Humphrey Jennings was born on August 19, 1907, in Walberswick, Suffolk, in Great Britain. While studying English literature at Cambridge’s Pembroke College, Jennings already showed a multifaceted interest in art. In fact, he drew the stage design for Honnegar’s King David and for Stravinsky’s Histoire du soldat. Together with William Empson and Jacob Bronowski, he founded the magazine Experimen, which assembled all of the future proponents of English Surrealism. In 1931 he moved to Paris where he drew for Cresta Silks and read Rimbaud and Baudelaire. In 1933 he returned to England and in the following year began working with GPO Film Unit, which in those years produced important documentaries.

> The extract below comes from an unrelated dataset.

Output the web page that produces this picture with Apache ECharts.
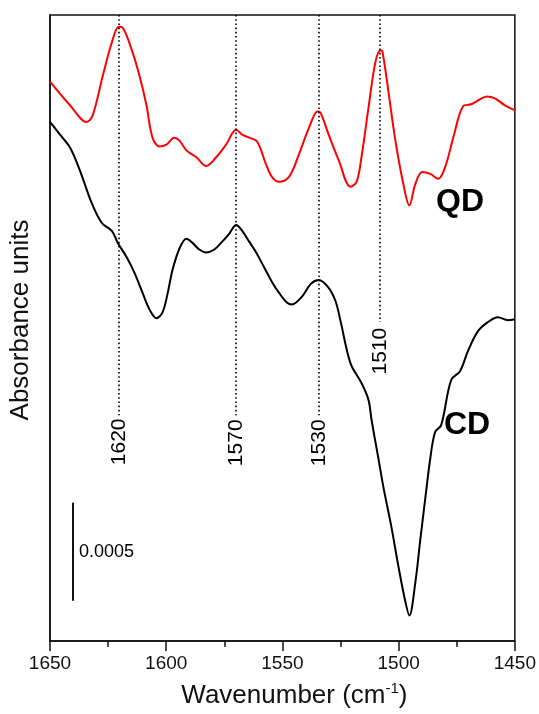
<!DOCTYPE html>
<html>
<head>
<meta charset="utf-8">
<script src="https://cdn.jsdelivr.net/npm/echarts@6/dist/echarts.min.js"></script>
<style>html,body{margin:0;padding:0;background:#fff;}#c{width:539px;height:714px;}</style>
</head>
<body>
<div id="c"></div>
<script>
// Wavenumbers (cm-1) and absorbance (arbitrary offset)
var qdWavenumber = [1650.0,1641.4,1634.2,1631.6,1627.3,1623.4,1620.4,1618.7,1614.9,1611.5,1608.5,1605.9,1602.9,1599.9,1596.5,1594.3,1591.3,1587.0,1582.8,1578.5,1574.2,1569.9,1567.3,1564.3,1560.9,1557.1,1554.5,1551.5,1547.2,1542.9,1538.6,1534.8,1533.5,1530.1,1525.8,1520.7,1518.1,1516.0,1513.0,1510.0,1507.8,1507.0,1504.4,1501.4,1498.0,1495.4,1492.8,1489.8,1486.4,1483.0,1480.0,1476.5,1472.3,1468.8,1465.8,1462.0,1458.6,1454.3,1450.0];
var qdAbsorbance = [0.002850,0.002730,0.002645,0.002680,0.002880,0.003050,0.003130,0.003125,0.003015,0.002880,0.002730,0.002565,0.002520,0.002530,0.002565,0.002550,0.002500,0.002465,0.002420,0.002465,0.002530,0.002605,0.002580,0.002565,0.002545,0.002430,0.002365,0.002340,0.002365,0.002480,0.002615,0.002700,0.002690,0.002580,0.002450,0.002315,0.002340,0.002465,0.002715,0.002950,0.003010,0.003005,0.002800,0.002550,0.002330,0.002220,0.002330,0.002390,0.002380,0.002355,0.002415,0.002565,0.002725,0.002735,0.002755,0.002775,0.002765,0.002730,0.002705];

var cdWavenumber = [1650.0,1645.7,1641.4,1637.2,1632.0,1627.7,1623.4,1620.9,1617.0,1613.6,1610.2,1607.2,1604.2,1601.6,1599.5,1597.3,1594.3,1591.3,1588.8,1585.8,1582.8,1579.3,1576.3,1572.9,1569.9,1567.3,1564.3,1561.3,1557.9,1554.5,1551.5,1548.1,1545.9,1541.6,1537.8,1534.4,1530.1,1527.1,1525.0,1520.7,1516.0,1513.0,1511.7,1510.0,1508.7,1506.5,1503.1,1500.1,1497.1,1495.4,1492.8,1490.7,1488.5,1486.4,1484.3,1481.7,1477.4,1473.6,1470.1,1465.8,1461.6,1457.3,1453.0,1450.0];
var cdAbsorbance = [0.002645,0.002580,0.002515,0.002400,0.002230,0.002130,0.002090,0.002030,0.001955,0.001875,0.001775,0.001690,0.001645,0.001675,0.001765,0.001890,0.002000,0.002050,0.002030,0.001995,0.001980,0.001995,0.002030,0.002075,0.002120,0.002090,0.002035,0.001980,0.001905,0.001830,0.001775,0.001725,0.001715,0.001755,0.001820,0.001840,0.001800,0.001730,0.001630,0.001415,0.001315,0.001230,0.001130,0.001015,0.000930,0.000780,0.000580,0.000380,0.000200,0.000130,0.000300,0.000515,0.000730,0.000930,0.001065,0.001100,0.001330,0.001375,0.001480,0.001580,0.001625,0.001650,0.001635,0.001640];

var markerPositions = [1620.4, 1570.0, 1534.2, 1508.0];
var markerLabels = ['1620', '1570', '1530', '1510'];
var markerLineBottom = [0.00115, 0.00115, 0.00115, 0.001625];
var markerLabelCenter = [0.001015, 0.00101, 0.00101, 0.0014775];

var xTicks = [1650, 1600, 1550, 1500, 1450];
var scaleBarWavenumber = 1640.1;
var scaleBarFrom = 0.000205;
var scaleBarSize = 0.0005;
var scaleBarLabel = '0.0005';

var seriesNames = ['QD', 'CD'];
var seriesLabelPos = [[1473.6, 0.002235], [1470.6, 0.0011]];

var yTop = 0.00319;
var FONT = 'Liberation Sans, Arial, Helvetica, sans-serif';

function zip(a, b) { return a.map(function (v, i) { return [v, b[i]]; }); }

var chart = echarts.init(document.getElementById('c'), null, {renderer: 'canvas'});

var markLineData = markerPositions.map(function (p, i) {
  return [{coord: [p, yTop]}, {coord: [p, markerLineBottom[i]]}];
});

var option = {
  animation: false,
  backgroundColor: '#fff',
  grid: {left: 50, right: 22, top: 15, bottom: 61, show: true, borderColor: '#111', borderWidth: 1.5, backgroundColor: 'transparent'},
  xAxis: {
    type: 'value', inverse: true, min: 1450, max: 1650, interval: 50,
    axisLine: {show: true, onZero: false, lineStyle: {color: '#111', width: 1.5}},
    axisTick: {show: true, inside: false, length: 10, lineStyle: {color: '#111', width: 1.5}},
    minorTick: {show: true, splitNumber: 2, length: 6, lineStyle: {color: '#111', width: 1.5}},
    splitLine: {show: false},
    axisLabel: {color: '#111', fontSize: 19, fontFamily: FONT, margin: 13,
      formatter: function (v) { return xTicks.indexOf(v) >= 0 ? String(v) : ''; }},
    name: '{n|Wavenumber (cm}{s|-1}{n|)}',
    nameLocation: 'middle', nameGap: 40,
    nameTextStyle: {padding: [0, 0, 0, 24], rich: {
      n: {fontSize: 26, fontFamily: FONT, color: '#111', lineHeight: 30},
      s: {fontSize: 15, fontFamily: FONT, color: '#111', verticalAlign: 'top', lineHeight: 30, padding: [0, 0, 10, 0]}
    }}
  },
  yAxis: {
    type: 'value', min: 0, max: yTop,
    axisLine: {show: true, lineStyle: {color: '#111', width: 1.5}},
    axisTick: {show: false}, axisLabel: {show: false}, splitLine: {show: false},
    name: 'Absorbance units', nameLocation: 'middle', nameGap: 16, nameRotate: 90,
    nameTextStyle: {fontSize: 26, fontFamily: FONT, color: '#111', padding: [0, 0, 0, 16]}
  },
  series: [
    {
      name: seriesNames[0], type: 'line', data: zip(qdWavenumber, qdAbsorbance),
      showSymbol: false, symbol: 'none', smooth: 0.35,
      lineStyle: {color: '#ff0000', width: 2}, z: 3
    },
    {
      name: seriesNames[1], type: 'line', data: zip(cdWavenumber, cdAbsorbance),
      showSymbol: false, symbol: 'none', smooth: 0.35,
      lineStyle: {color: '#000000', width: 2}, z: 3,
      markLine: {
        silent: true, symbol: 'none', animation: false,
        label: {show: false},
        lineStyle: {color: '#000', width: 1.6, type: [1.6, 2.6]},
        data: markLineData
      }
    },
    {
      type: 'scatter', symbolSize: 0, silent: true, itemStyle: {opacity: 1},
      data: markerPositions.map(function (p, i) { return {value: [p, markerLabelCenter[i]], name: markerLabels[i]}; }),
      label: {show: true, position: 'inside', rotate: 90, formatter: '{b}', fontSize: 21, fontFamily: FONT, color: '#000', opacity: 1, align: 'center', verticalAlign: 'middle'}
    },
    {
      type: 'line', silent: true, symbol: 'none', showSymbol: false,
      data: [[scaleBarWavenumber, scaleBarFrom], [scaleBarWavenumber, scaleBarFrom + scaleBarSize]],
      lineStyle: {color: '#111', width: 2}
    },
    {
      type: 'scatter', symbolSize: 0, silent: true, itemStyle: {opacity: 1},
      data: [{value: [scaleBarWavenumber, scaleBarFrom + scaleBarSize / 2], name: scaleBarLabel}],
      label: {show: true, position: 'right', distance: 6, formatter: '{b}', fontSize: 18, fontFamily: FONT, color: '#000', opacity: 1}
    },
    {
      type: 'scatter', symbolSize: 0, silent: true, itemStyle: {opacity: 1},
      data: seriesNames.map(function (n, i) { return {value: seriesLabelPos[i], name: n}; }),
      label: {show: true, position: 'inside', formatter: '{b}', fontSize: 32, fontWeight: 'bold', fontFamily: FONT, color: '#000', opacity: 1, align: 'center', verticalAlign: 'middle'}
    }
  ]
};
chart.setOption(option);
</script>
</body>
</html>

In 1936, together with Herbert Read, Roland Penrose, and André Breton, Jennings helped organize the “First Surrealist Exhibition” in London. Even his work in cinema was influenced by the new artistic currents; his methods do not simply distort one’s sensory perception but offer new mental associations that enable one to see and imagine unpredictably. Among his most renown works from the war period were the documentaries Words for Battle (1941), Listen to Britain (1942), and Fires Were Started (1943).
His photographic and pictorial production are of extreme importance, namely due to his use of collage. In juxtaposing contrary elements not normally found in the same place, Jennings achieves the surprising effects of irony, disorientation, and novelty: the physical proximity makes the differences in media even more marked, while the differences in environment―where the objects usually belong―reinforce the disparity. Master of collage, Jennings even experimented with the technique in a peculiar written form, publishing in Contemporary Poetry and Prose various “Reports” in which references are based in meta-history, or even freestyle linguistics in which verb tenses follow no coherent logic. In 1950, Jennings died in Poros, Greece by falling from cliffs whilst filming the location for a new documentary.